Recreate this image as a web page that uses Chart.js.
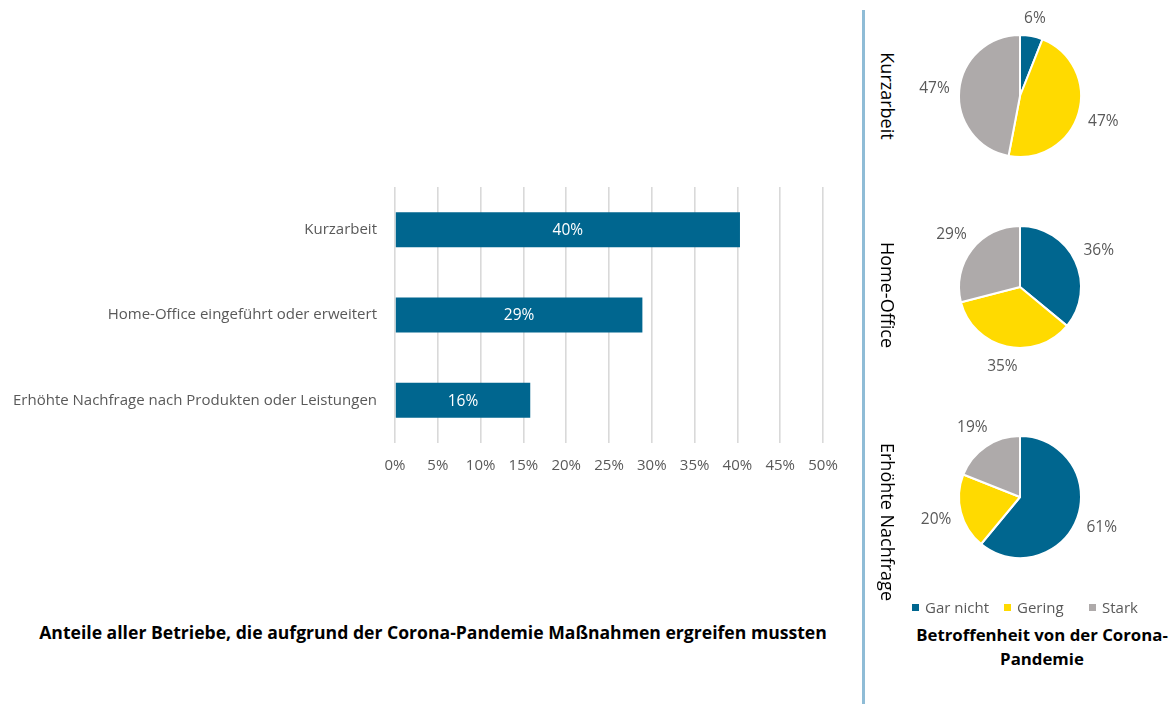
<!DOCTYPE html>
<html lang="de">
<head>
<meta charset="utf-8">
<script src="https://cdn.jsdelivr.net/npm/chart.js@4"></script>
<style>
  body { margin: 0; background: #fff; font-family: "Open Sans", sans-serif; }
  #wrap { position: relative; width: 1172px; height: 704px; overflow: hidden; }
  .abs { position: absolute; }
  .rot { position: absolute; transform: translate(-50%, -50%) rotate(90deg); white-space: nowrap; color: #000; font-size: 18px; }
  .title { position: absolute; font-weight: bold; color: #000; white-space: nowrap; transform: translateX(-50%); }
  .leg { position: absolute; font-size: 15px; color: #595959; white-space: nowrap; }
  .leg i { display: inline-block; width: 7px; height: 7px; margin-right: 6px; vertical-align: 2px; }
</style>
</head>
<body>
<div id="wrap">
  <canvas id="bar-chart" class="abs" style="left:0;top:168px;width:860px;height:320px"></canvas>
  <div class="abs" style="left:862px;top:10px;width:3px;height:694px;background:#8fbcd6"></div>

  <canvas id="pie-0" class="abs" style="left:900px;top:-4px;width:240px;height:200px"></canvas>
  <canvas id="pie-1" class="abs" style="left:900px;top:187px;width:240px;height:200px"></canvas>
  <canvas id="pie-2" class="abs" style="left:900px;top:397px;width:240px;height:200px"></canvas>

  <div class="rot" style="left:888px;top:96px">Kurzarbeit</div>
  <div class="rot" style="left:888px;top:295px">Home-Office</div>
  <div class="rot" style="left:888px;top:522px">Erhöhte Nachfrage</div>

  <div class="leg" style="left:912px;top:597px"><i style="background:#00668f"></i>Gar nicht</div>
  <div class="leg" style="left:1004px;top:597px"><i style="background:#ffda00"></i>Gering</div>
  <div class="leg" style="left:1089px;top:597px"><i style="background:#aeaaaa"></i>Stark</div>

  <div class="title" style="left:1042px;top:623px;font-size:16.8px;line-height:24px;text-align:center">Betroffenheit von der Corona-<br>Pandemie</div>
  <div class="title" style="left:433px;top:620px;font-size:17.6px">Anteile aller Betriebe, die aufgrund der Corona-Pandemie Maßnahmen ergreifen mussten</div>
</div>

<script>
// Daten
const categories = ['Kurzarbeit', 'Home-Office eingeführt oder erweitert', 'Erhöhte Nachfrage nach Produkten oder Leistungen'];
const barValues = [40.3, 28.9, 15.8];
const xTicks = [0, 5, 10, 15, 20, 25, 30, 35, 40, 45, 50];

const pieLabels = ['Gar nicht', 'Gering', 'Stark'];
const pieKurzarbeit = [6, 47, 47];
const pieHomeOffice = [36, 35, 29];
const pieNachfrage = [61, 20, 19];

const blue = '#00668f';
const yellow = '#ffda00';
const grey = '#aeaaaa';
const textGrey = '#595959';

// Prozentwerte in den Balken
const barLabelPlugin = {
    id: 'barLabels',
    afterDatasetsDraw(chart) {
        const ctx = chart.ctx;
        const meta = chart.getDatasetMeta(0);
        ctx.save();
        ctx.fillStyle = '#fff';
        ctx.font = '15.5px "Open Sans"';
        ctx.textAlign = 'center';
        ctx.textBaseline = 'middle';
        meta.data.forEach((bar, i) => {
            const v = chart.data.datasets[0].data[i];
            ctx.fillText(Math.round(v) + '%', (bar.x + bar.base) / 2, bar.y + 1);
        });
        ctx.restore();
    }
};

// Prozentwerte neben den Kreisstücken (Abstand vom Rand wie in Excel)
const pieLabelPlugin = {
    id: 'pieLabels',
    afterDatasetsDraw(chart) {
        const ctx = chart.ctx;
        const meta = chart.getDatasetMeta(0);
        ctx.save();
        ctx.fillStyle = textGrey;
        ctx.font = '15.5px "Open Sans"';
        ctx.textAlign = 'center';
        ctx.textBaseline = 'middle';
        meta.data.forEach((arc, i) => {
            const mid = (arc.startAngle + arc.endAngle) / 2;
            const txt = chart.data.datasets[0].data[i] + '%';
            const w = ctx.measureText(txt).width;
            const c = Math.cos(mid), s = Math.sin(mid);
            const d = arc.outerRadius + 9 + Math.abs(c) * w / 2 + Math.abs(s) * 7.5;
            ctx.fillText(txt, arc.x + c * d, arc.y + s * d + 1);
        });
        ctx.restore();
    }
};

new Chart(document.getElementById('bar-chart'), {
    type: 'bar',
    data: {
        labels: categories,
        datasets: [{
            data: barValues,
            backgroundColor: blue,
            categoryPercentage: 1,
            barPercentage: 0.41
        }]
    },
    options: {
        indexAxis: 'y',
        responsive: false,
        animation: false,
        layout: { padding: { top: 4, right: 37, left: 0, bottom: 0 } },
        plugins: { legend: { display: false }, tooltip: { enabled: false } },
        scales: {
            x: {
                min: 0,
                max: 50,
                afterBuildTicks: (s) => { s.ticks = xTicks.map(v => ({ value: v })); },
                afterFit: (s) => { s.height = 45; },
                grid: { color: '#d9d9d9', lineWidth: 1.6, drawTicks: false },
                border: { display: false },
                ticks: {
                    callback: (v) => v + '%',
                    color: textGrey,
                    font: { family: 'Open Sans', size: 15 },
                    padding: 14,
                    maxRotation: 0
                }
            },
            y: {
                afterFit: (s) => { s.width = 395; },
                grid: { display: false },
                border: { display: false },
                ticks: {
                    color: textGrey,
                    font: { family: 'Open Sans', size: 15 },
                    padding: 10
                }
            }
        }
    },
    plugins: [barLabelPlugin]
});

[pieKurzarbeit, pieHomeOffice, pieNachfrage].forEach((values, i) => {
    new Chart(document.getElementById('pie-' + i), {
        type: 'pie',
        data: {
            labels: pieLabels,
            datasets: [{
                data: values,
                backgroundColor: [blue, yellow, grey],
                borderColor: '#fff',
                borderWidth: 2
            }]
        },
        options: {
            responsive: false,
            animation: false,
            layout: { padding: { top: 38, bottom: 38 } },
            plugins: { legend: { display: false }, tooltip: { enabled: false } }
        },
        plugins: [pieLabelPlugin]
    });
});
</script>
</body>
</html>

########################################

EXERCISE BRIEF
Would you set down the listing exactly, omitting pictures?

RESULT OF THE EXERCISE
Recreate this image as a web page that uses Chart.js.
<!DOCTYPE html>
<html lang="de">
<head>
<meta charset="utf-8">
<script src="https://cdn.jsdelivr.net/npm/chart.js@4"></script>
<style>
  body { margin: 0; background: #fff; font-family: "Open Sans", sans-serif; }
  #wrap { position: relative; width: 1172px; height: 704px; overflow: hidden; }
  .abs { position: absolute; }
  .rot { position: absolute; transform: translate(-50%, -50%) rotate(90deg); white-space: nowrap; color: #000; font-size: 18px; }
  .title { position: absolute; font-weight: bold; color: #000; white-space: nowrap; transform: translateX(-50%); }
  .leg { position: absolute; font-size: 15px; color: #595959; white-space: nowrap; }
  .leg i { display: inline-block; width: 7px; height: 7px; margin-right: 6px; vertical-align: 2px; }
</style>
</head>
<body>
<div id="wrap">
  <canvas id="bar-chart" class="abs" style="left:0;top:168px;width:860px;height:320px"></canvas>
  <div class="abs" style="left:862px;top:10px;width:3px;height:694px;background:#8fbcd6"></div>

  <canvas id="pie-0" class="abs" style="left:900px;top:-4px;width:240px;height:200px"></canvas>
  <canvas id="pie-1" class="abs" style="left:900px;top:187px;width:240px;height:200px"></canvas>
  <canvas id="pie-2" class="abs" style="left:900px;top:397px;width:240px;height:200px"></canvas>

  <div class="rot" style="left:888px;top:96px">Kurzarbeit</div>
  <div class="rot" style="left:888px;top:295px">Home-Office</div>
  <div class="rot" style="left:888px;top:522px">Erhöhte Nachfrage</div>

  <div class="leg" style="left:912px;top:597px"><i style="background:#00668f"></i>Gar nicht</div>
  <div class="leg" style="left:1004px;top:597px"><i style="background:#ffda00"></i>Gering</div>
  <div class="leg" style="left:1089px;top:597px"><i style="background:#aeaaaa"></i>Stark</div>

  <div class="title" style="left:1042px;top:623px;font-size:16.8px;line-height:24px;text-align:center">Betroffenheit von der Corona-<br>Pandemie</div>
  <div class="title" style="left:433px;top:620px;font-size:17.6px">Anteile aller Betriebe, die aufgrund der Corona-Pandemie Maßnahmen ergreifen mussten</div>
</div>

<script>
// Daten
const categories = ['Kurzarbeit', 'Home-Office eingeführt oder erweitert', 'Erhöhte Nachfrage nach Produkten oder Leistungen'];
const barValues = [40.3, 28.9, 15.8];
const xTicks = [0, 5, 10, 15, 20, 25, 30, 35, 40, 45, 50];

const pieLabels = ['Gar nicht', 'Gering', 'Stark'];
const pieKurzarbeit = [6, 47, 47];
const pieHomeOffice = [36, 35, 29];
const pieNachfrage = [61, 20, 19];

const blue = '#00668f';
const yellow = '#ffda00';
const grey = '#aeaaaa';
const textGrey = '#595959';

// Prozentwerte in den Balken
const barLabelPlugin = {
    id: 'barLabels',
    afterDatasetsDraw(chart) {
        const ctx = chart.ctx;
        const meta = chart.getDatasetMeta(0);
        ctx.save();
        ctx.fillStyle = '#fff';
        ctx.font = '15.5px "Open Sans"';
        ctx.textAlign = 'center';
        ctx.textBaseline = 'middle';
        meta.data.forEach((bar, i) => {
            const v = chart.data.datasets[0].data[i];
            ctx.fillText(Math.round(v) + '%', (bar.x + bar.base) / 2, bar.y + 1);
        });
        ctx.restore();
    }
};

// Prozentwerte neben den Kreisstücken (Abstand vom Rand wie in Excel)
const pieLabelPlugin = {
    id: 'pieLabels',
    afterDatasetsDraw(chart) {
        const ctx = chart.ctx;
        const meta = chart.getDatasetMeta(0);
        ctx.save();
        ctx.fillStyle = textGrey;
        ctx.font = '15.5px "Open Sans"';
        ctx.textAlign = 'center';
        ctx.textBaseline = 'middle';
        meta.data.forEach((arc, i) => {
            const mid = (arc.startAngle + arc.endAngle) / 2;
            const txt = chart.data.datasets[0].data[i] + '%';
            const w = ctx.measureText(txt).width;
            const c = Math.cos(mid), s = Math.sin(mid);
            const d = arc.outerRadius + 9 + Math.abs(c) * w / 2 + Math.abs(s) * 7.5;
            ctx.fillText(txt, arc.x + c * d, arc.y + s * d + 1);
        });
        ctx.restore();
    }
};

new Chart(document.getElementById('bar-chart'), {
    type: 'bar',
    data: {
        labels: categories,
        datasets: [{
            data: barValues,
            backgroundColor: blue,
            categoryPercentage: 1,
            barPercentage: 0.41
        }]
    },
    options: {
        indexAxis: 'y',
        responsive: false,
        animation: false,
        layout: { padding: { top: 4, right: 37, left: 0, bottom: 0 } },
        plugins: { legend: { display: false }, tooltip: { enabled: false } },
        scales: {
            x: {
                min: 0,
                max: 50,
                afterBuildTicks: (s) => { s.ticks = xTicks.map(v => ({ value: v })); },
                afterFit: (s) => { s.height = 45; },
                grid: { color: '#d9d9d9', lineWidth: 1.6, drawTicks: false },
                border: { display: false },
                ticks: {
                    callback: (v) => v + '%',
                    color: textGrey,
                    font: { family: 'Open Sans', size: 15 },
                    padding: 14,
                    maxRotation: 0
                }
            },
            y: {
                afterFit: (s) => { s.width = 395; },
                grid: { display: false },
                border: { display: false },
                ticks: {
                    color: textGrey,
                    font: { family: 'Open Sans', size: 15 },
                    padding: 10
                }
            }
        }
    },
    plugins: [barLabelPlugin]
});

[pieKurzarbeit, pieHomeOffice, pieNachfrage].forEach((values, i) => {
    new Chart(document.getElementById('pie-' + i), {
        type: 'pie',
        data: {
            labels: pieLabels,
            datasets: [{
                data: values,
                backgroundColor: [blue, yellow, grey],
                borderColor: '#fff',
                borderWidth: 2
            }]
        },
        options: {
            responsive: false,
            animation: false,
            layout: { padding: { top: 38, bottom: 38 } },
            plugins: { legend: { display: false }, tooltip: { enabled: false } }
        },
        plugins: [pieLabelPlugin]
    });
});
</script>
</body>
</html>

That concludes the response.